How to Make Google Translate Beatbox
Google Translate is probably not the best translator you can choose (you can't ask for more from a free online translator though), but there is something that it can do better than you. Particularly, it can beatbox better than Saian Supa Crew! Well, at least it can do it better than you do. Seriously, what can be funnier than making a robot do something as cool as beatbox?! People all over the world go crazy about it, so it's high time to check it out. Check superfunny beatbox session from Google Translate!
- Go to http://www.google.com/ and click the Translate tab on the task bar on top of the page.
- Find the language options and set the program to translate from German to German.
- After that, enter the following symbols to the box:
pv zk pv pv zk pv zk kz zk pv pv pv zk pv zk zk pzk pzk pvzkpkzvpvzk kkkkkk bsch
- Now, find the Listen button below, hit it and enjoy the most awesome beatbox ever performed by a robot. Feel free to enter this "text" several times in a row to listen to a full-fledged "track".
- Alternatively, just hit this link
It will redirect you to the Google Translate page where everything is all set for you to have fun.
- The "Pv zk pv pv zk pv zk kz zk pv pv pv zk pv zk zk pzk pzk pvzkpkzvpvzk kkkkkk bsch" is the most popular variant, but the good news is you can create your own tracks. The trick is each of these letter combinations stands for particular beatbox-like sound. Thus, "pv" produces breathy sound, "bk" gives you a bass, etc. You can even find the rudiment/instrument notation of Google Translate if you want and create cool samples from scratch. -Basically, you want to use the following combinations of letters: "zk", "pv", "bschk" (snare), "tk", "vk", "kt", "th", "kttp", "krp", "thp", and "ds". By the way, such letters as "r", "w", and f" seem to be very nice to add to the line from time to time for some extra awesomeness. Each of them produces a unique sound, so feel free to experiment with them and create your own variants of Google Translate beatbox.
- Don't forget spaces and punctuation! They add pauses of various durations and can also give your patterns some sort of an intonation. For example, question marks slightly bends the melody while exclamation marks give it a little rise.

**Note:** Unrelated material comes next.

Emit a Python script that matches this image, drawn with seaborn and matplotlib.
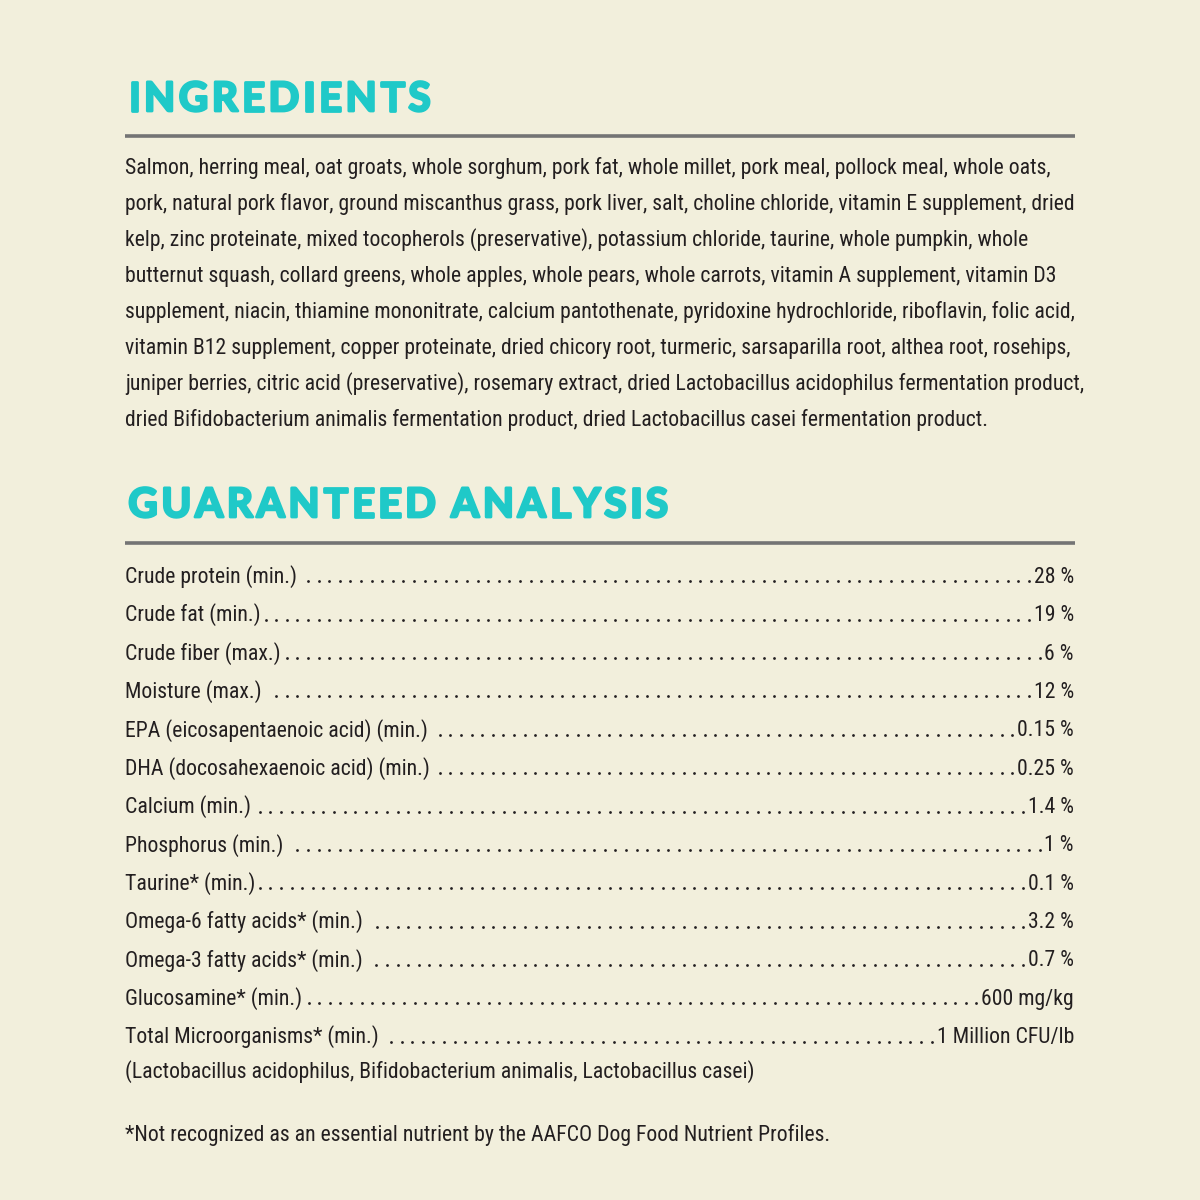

- Don't forget to switch the language to German. None of these letter combinations would work for other languages, although some languages can make them sound pretty interesting as well. Thus, you can try Czech or Polish languages.

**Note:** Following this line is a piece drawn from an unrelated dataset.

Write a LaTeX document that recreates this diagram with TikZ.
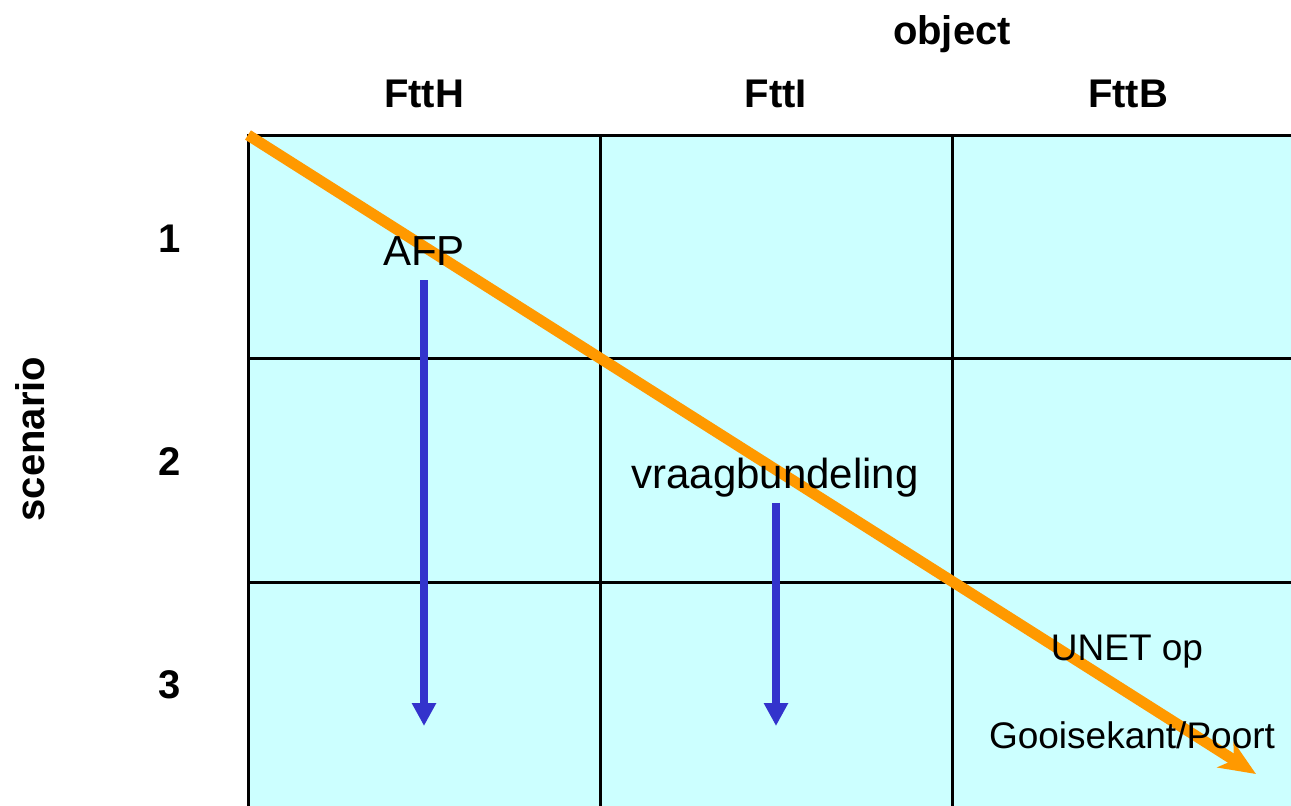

- Google Translate beatbox was a buzz, and hundreds of online references popped up here and there. Obviously, you don't want to check each and every link that promises to redirect you to an amazing Google Translate beatboxing page or something. You only want to hit the reliable links (like the one posted above) in order to keep your computer safe from viruses.
Google Translate beatboxing is a lot of fun. Feel free to play with the combinations and create your own track that would possibly rock the cyberspace one day!